Dictionary files must be in XML format and follow the specified syntax below:
<?xml version="1.0" encoding="UTF-8" ?>
<dictionary xmlns="http://www.sap.com/ta/4.0">
<entity_category name=“<Category_Name">
<entity_name standard_form=“<Entity_Name">
<variant name=“Variant_Name"/>
</entity_name>
</entity_category> ...
</dictionary>
Three parameters that need to be specified while creating the dictionary:
- Category name
- Standard form of an entity: This is complete or precise form of a given entity
- Variant names for an entity: This is less standard form of a given entity
Figure 2 below shows the custom dictionary created for performing Custom Text Analysis.
Figure2: Custom Dictionary File
***********************************************************************************
Step 2: Update the Configuration File or create a Custom Configuration File specifying Custom Dictionary
Custom Text Analysis Configurations can be used to perform custom text analysis using custom text analysis dictionaries and extraction rule set. Create your own custom text analysis configuration files with “.hdbtextconfig” file extension. Configuration files are also in XML format.
Below is a Piece of Code that shows the sequence of Text Analysis Steps in XML Format.
<configuration name=“…AggregateAnalyzer.Aggregator">
<property name="Analyzers" type="string-list">
<string-list-value>…FormatConversionAnalyzer.FC</string-list-value>
<string-list-value>…StructureAnalyzer.SA</string-list-value>
<string-list-value>…LinguisticAnalyzer.LX</string-list-value>
<string-list-value>…ExtractionAnalyzer.TF</string-list-value>
<string-list-value>….GrammaticalRoleAnalyzer.GRA</string-list-value>
</property> </configuration>
In this configuration section, following analyzers are available:
- “FormatConversionAnalyzer” is used for performing document conversion
- “StructureAnalyzer” is used for de-tagging and language detection. This performs mark-up removal, whitespace normalization and language detection
- “LinguisticAnalyzer” is used to perform Linguistic Analysis which includes tokenization, identification of word base forms (stems) and tagging part of speech
- “ExtractionAnalyzer” is an optional parameter which is used for entity/relation extraction
- „GrammaticalRoleAnalyzer“ is also an optional parameter used to identify functional relationships between elements
In our example, custom text analysis configuration is managed within SAP HANA repository.

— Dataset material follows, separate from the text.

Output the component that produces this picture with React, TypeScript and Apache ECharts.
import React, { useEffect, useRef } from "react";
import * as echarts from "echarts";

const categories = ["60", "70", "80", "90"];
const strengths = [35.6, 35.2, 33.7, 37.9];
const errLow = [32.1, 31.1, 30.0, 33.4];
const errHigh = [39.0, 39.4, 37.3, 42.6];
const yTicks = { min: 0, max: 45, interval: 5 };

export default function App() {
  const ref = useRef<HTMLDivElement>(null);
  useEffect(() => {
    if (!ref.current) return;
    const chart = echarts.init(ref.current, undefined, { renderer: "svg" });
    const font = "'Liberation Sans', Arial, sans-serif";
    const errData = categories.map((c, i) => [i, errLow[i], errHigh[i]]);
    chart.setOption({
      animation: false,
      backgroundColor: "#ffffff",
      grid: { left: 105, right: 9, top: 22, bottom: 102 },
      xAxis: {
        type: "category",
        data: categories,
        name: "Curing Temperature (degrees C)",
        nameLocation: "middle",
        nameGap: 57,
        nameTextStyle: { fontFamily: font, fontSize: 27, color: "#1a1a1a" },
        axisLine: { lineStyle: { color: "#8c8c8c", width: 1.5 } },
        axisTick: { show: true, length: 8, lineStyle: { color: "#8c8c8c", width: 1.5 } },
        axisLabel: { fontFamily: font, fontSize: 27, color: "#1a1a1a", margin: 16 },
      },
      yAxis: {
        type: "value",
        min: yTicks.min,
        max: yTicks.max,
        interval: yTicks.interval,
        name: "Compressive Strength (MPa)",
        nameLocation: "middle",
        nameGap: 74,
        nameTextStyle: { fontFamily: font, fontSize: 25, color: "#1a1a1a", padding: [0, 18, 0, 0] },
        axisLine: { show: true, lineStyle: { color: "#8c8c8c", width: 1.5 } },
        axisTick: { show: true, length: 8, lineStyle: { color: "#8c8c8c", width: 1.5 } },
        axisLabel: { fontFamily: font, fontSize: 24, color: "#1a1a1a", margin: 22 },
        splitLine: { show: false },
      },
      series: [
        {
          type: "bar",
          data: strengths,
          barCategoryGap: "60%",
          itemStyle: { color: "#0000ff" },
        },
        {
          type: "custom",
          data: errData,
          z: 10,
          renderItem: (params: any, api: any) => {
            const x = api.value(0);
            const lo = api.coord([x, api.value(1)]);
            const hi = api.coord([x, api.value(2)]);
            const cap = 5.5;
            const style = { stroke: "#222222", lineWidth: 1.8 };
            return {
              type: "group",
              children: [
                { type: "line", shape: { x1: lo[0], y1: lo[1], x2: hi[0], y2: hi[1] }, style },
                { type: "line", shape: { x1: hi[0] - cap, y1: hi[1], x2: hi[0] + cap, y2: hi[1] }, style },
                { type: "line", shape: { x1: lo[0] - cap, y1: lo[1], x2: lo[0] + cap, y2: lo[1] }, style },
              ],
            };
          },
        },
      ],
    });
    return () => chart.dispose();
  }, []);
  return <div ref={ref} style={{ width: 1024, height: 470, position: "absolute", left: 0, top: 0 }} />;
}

Figure 3 below shows the property sections highlighted with enabled the custom dictionaries, and inclusion of custom dictionary path.

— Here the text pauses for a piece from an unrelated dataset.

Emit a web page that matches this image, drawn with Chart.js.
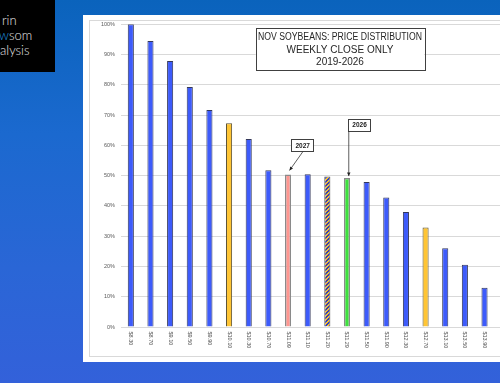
<!DOCTYPE html>
<html><head><meta charset="utf-8">
<script src="https://cdn.jsdelivr.net/npm/chart.js@4.4.1/dist/chart.umd.min.js"></script>
<style>
html,body{margin:0;padding:0;width:500px;height:383px;overflow:hidden;}
body{background:linear-gradient(180deg,#0a63bc 0%,#1b69cf 35%,#2a66d6 70%,#3361da 100%);position:relative;font-family:'Liberation Sans',Arial,sans-serif;}
#logo{position:absolute;left:0;top:0;width:55px;height:72px;background:#000;overflow:hidden;}
#logo span{position:absolute;white-space:nowrap;font-family:Lato,'Open Sans',sans-serif;font-weight:300;font-size:13px;color:#e6e6e6;line-height:1;}
#panel{position:absolute;left:83px;top:15px;width:460px;height:347px;background:#fff;}
#inner{position:absolute;left:6px;top:5px;width:460px;height:335px;border:1px solid #d9d9d9;}
#wrap{position:absolute;left:0;top:0;width:440px;height:347px;}
</style></head>
<body>
<div id="logo">
  <span style="left:2px;top:14px;">rin</span>
  <span style="left:-1px;top:29px;"><span style="position:static;color:#1e9be6;">w</span>som</span>
  <span style="left:0px;top:44px;">alysis</span>
</div>
<div id="panel"><div id="inner"></div><div id="wrap"><canvas id="c"></canvas></div></div>
<script>
const categories = ['$8.30','$8.70','$9.10','$9.50','$9.90','$10.10','$10.30','$10.70','$11.09','$11.10','$11.20','$11.29','$11.50','$11.90','$12.30','$12.70','$13.10','$13.50','$13.90','$14.30'];
const values = [100, 94.5, 87.9, 79.3, 71.7, 67.3, 62.1, 51.8, 50.4, 50.5, 49.7, 49.2, 47.9, 42.8, 38.0, 32.9, 26.0, 20.6, 13.0, 6.7];
const barKinds = ['blue','blue','blue','blue','blue','yellow','blue','blue','pink','blue','hatch','green','blue','blue','blue','yellow','blue','blue','blue','blue'];
const yTicks = [0,10,20,30,40,50,60,70,80,90,100];
const titleLines = ['NOV SOYBEANS: PRICE DISTRIBUTION','WEEKLY CLOSE ONLY','2019-2026'];
const callouts = [{label:'2027', category:'$11.09'},{label:'2026', category:'$11.29'}];

function hatchPattern(){
  const p = document.createElement('canvas'); p.width = 4; p.height = 4;
  const g = p.getContext('2d');
  for (let y = 0; y < 4; y++) for (let x = 0; x < 4; x++) {
    g.fillStyle = ((x + y) % 4 < 2) ? '#2a3fd0' : '#ffc21e';
    g.fillRect(x, y, 1, 1);
  }
  return g.createPattern(p,'repeat');
}
const fills = {blue:'#3d5bfb', yellow:'#ffc534', pink:'#ff9690', green:'#3de23d', hatch:hatchPattern()};
const borders = {blue:'#34385a', yellow:'#5a5030', pink:'#8a8a8a', green:'#8a8a8a', hatch:'#555555'};

const overlay = {
  id:'overlay',
  afterDraw(chart){
    const ctx = chart.ctx, xs = chart.scales.x, ys = chart.scales.y, ca = chart.chartArea;
    ctx.save();
    ctx.fillStyle = '#505050';
    ctx.font = '5.5px "Liberation Sans", Arial, sans-serif';
    ctx.textAlign = 'left'; ctx.textBaseline = 'middle';
    categories.forEach((c,i)=>{
      const x = xs.getPixelForValue(i);
      ctx.save(); ctx.translate(x, ca.bottom + 4.5); ctx.rotate(Math.PI/2);
      ctx.fillText(c, 0, 0); ctx.restore();
    });
    const bx = 172.7, by = 13.3, bw = 168.6, bh = 42.4;
    ctx.fillStyle = '#fff'; ctx.fillRect(bx, by, bw, bh);
    ctx.strokeStyle = '#404040'; ctx.lineWidth = 1;
    ctx.strokeRect(Math.round(bx)+0.5, Math.round(by)+0.5, Math.round(bw), Math.round(bh));
    ctx.fillStyle = '#262626'; ctx.textAlign = 'center'; ctx.textBaseline = 'middle';
    ctx.font = '10px "Liberation Sans", Arial, sans-serif';
    titleLines.forEach((t,i)=>{ ctx.fillText(t, bx + bw/2, by + 8.6 + i*12.9, 164); });
    callouts.forEach((co,k)=>{
      const i = categories.indexOf(co.category);
      const x = xs.getPixelForValue(i), top = ys.getPixelForValue(values[i]);
      let boxL, boxT, sx, sy, tx, ty;
      if (k === 0) { boxL = x + 3.3; boxT = top - 35; sx = x + 15; sy = boxT + 12; tx = x + 1.5; ty = top - 4; }
      else { boxL = x + 1.3; boxT = top - 59; sx = x + 1.8; sy = boxT + 12; tx = x + 1.8; ty = top - 2; }
      const w = 21.6, h = 11.6;
      ctx.fillStyle = '#fff'; ctx.fillRect(boxL, boxT, w, h);
      ctx.strokeStyle = '#404040'; ctx.lineWidth = 1;
      ctx.strokeRect(Math.round(boxL)+0.5, Math.round(boxT)+0.5, Math.round(w), Math.round(h));
      ctx.fillStyle = '#1a1a1a'; ctx.font = 'bold 6.5px "Liberation Sans", Arial, sans-serif';
      ctx.textAlign = 'center'; ctx.textBaseline = 'middle';
      ctx.fillText(co.label, boxL + w/2 + 0.5, boxT + h/2 + 0.8);
      ctx.strokeStyle = '#333'; ctx.lineWidth = 0.8;
      ctx.beginPath(); ctx.moveTo(sx, sy); ctx.lineTo(tx, ty); ctx.stroke();
      const ang = Math.atan2(ty - sy, tx - sx), L = 4, A = 0.45;
      ctx.fillStyle = '#222';
      ctx.beginPath(); ctx.moveTo(tx, ty);
      ctx.lineTo(tx - L*Math.cos(ang - A), ty - L*Math.sin(ang - A));
      ctx.lineTo(tx - L*Math.cos(ang + A), ty - L*Math.sin(ang + A));
      ctx.closePath(); ctx.fill();
    });
    ctx.restore();
  }
};

new Chart(document.getElementById('c'), {
  type:'bar',
  data:{
    labels: categories,
    datasets:[{
      data: values,
      backgroundColor: barKinds.map(k=>fills[k]),
      borderColor: barKinds.map(k=>borders[k]),
      borderWidth: barKinds.map(k=>(k==='pink'||k==='green')?1.5:1),
      categoryPercentage: 1,
      barPercentage: 0.31
    }]
  },
  options:{
    responsive:true, maintainAspectRatio:false, animation:false,
    layout:{padding:{left:0, top:9, right:9, bottom:0}},
    plugins:{legend:{display:false}, tooltip:{enabled:false}},
    scales:{
      x:{
        grid:{display:false}, border:{display:false},
        ticks:{display:false},
        afterFit(s){ s.height = 35; }
      },
      y:{
        min:0, max:100,
        afterBuildTicks(s){ s.ticks = yTicks.map(v=>({value:v})); },
        grid:{color:'#d9d9d9', lineWidth:1, drawTicks:false},
        border:{display:false},
        ticks:{padding:6, color:'#595959', font:{family:'"Liberation Sans", Arial, sans-serif', size:5.5}, callback:v=>v+'%'},
        afterFit(s){ s.width = 38; }
      }
    }
  },
  plugins:[overlay]
});
</script>
</body></html>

Figure 3: Custom Configuration File
Dictionary is created in “sap.hana.ta.dict” repository package and Text Analysis configuration is created in “sap.hana.ta.config” repository package as seen in Figure 4 below.
Figure 4: Repository Path
*************************************************************************************
This custom form is used to extract basic entities from the text and entities of interest including people, places, firms, URLs, and other common terms.
CREATE COLUMN TABLE "EXT_CORE"
( ID INTEGER PRIMARY KEY,
STRING NVARCHAR(200) );
INSERT INTO "EXT_CORE" VALUES (1, 'Ruby likes working at SAP');
INSERT INTO "EXT_CORE" VALUES (2, 'Rohan dislikes soccer');
INSERT INTO "EXT_CORE" VALUES (3, 'Rohan really likes football');
INSERT INTO "EXT_CORE" VALUES (4, 'Australia won 74 Gold in Commonwealth Games India');
INSERT INTO "EXT_CORE" VALUES (5, 'India won 38 Gold in Games 2010');
CREATE FULLTEXT INDEX EXT_CORE_INDEX ON "EXT_CORE" ("STRING")
CONFIGURATION 'sap.hana.ta.config::Cust_Extraction_Core'
TEXT ANALYSIS ON;
SELECT * FROM "$TA_EXT_CORE_INDEX"
Figure 5 below shows the rule as Entity Extraction in TA_RULE column with new category names and available basic entities.
Figure5: Custom Configuration – Entity Extraction
In summary, we covered detailed steps on how to create and implement custom dictionaries in SAP HANA for performing Text Analysis in certain custom use cases.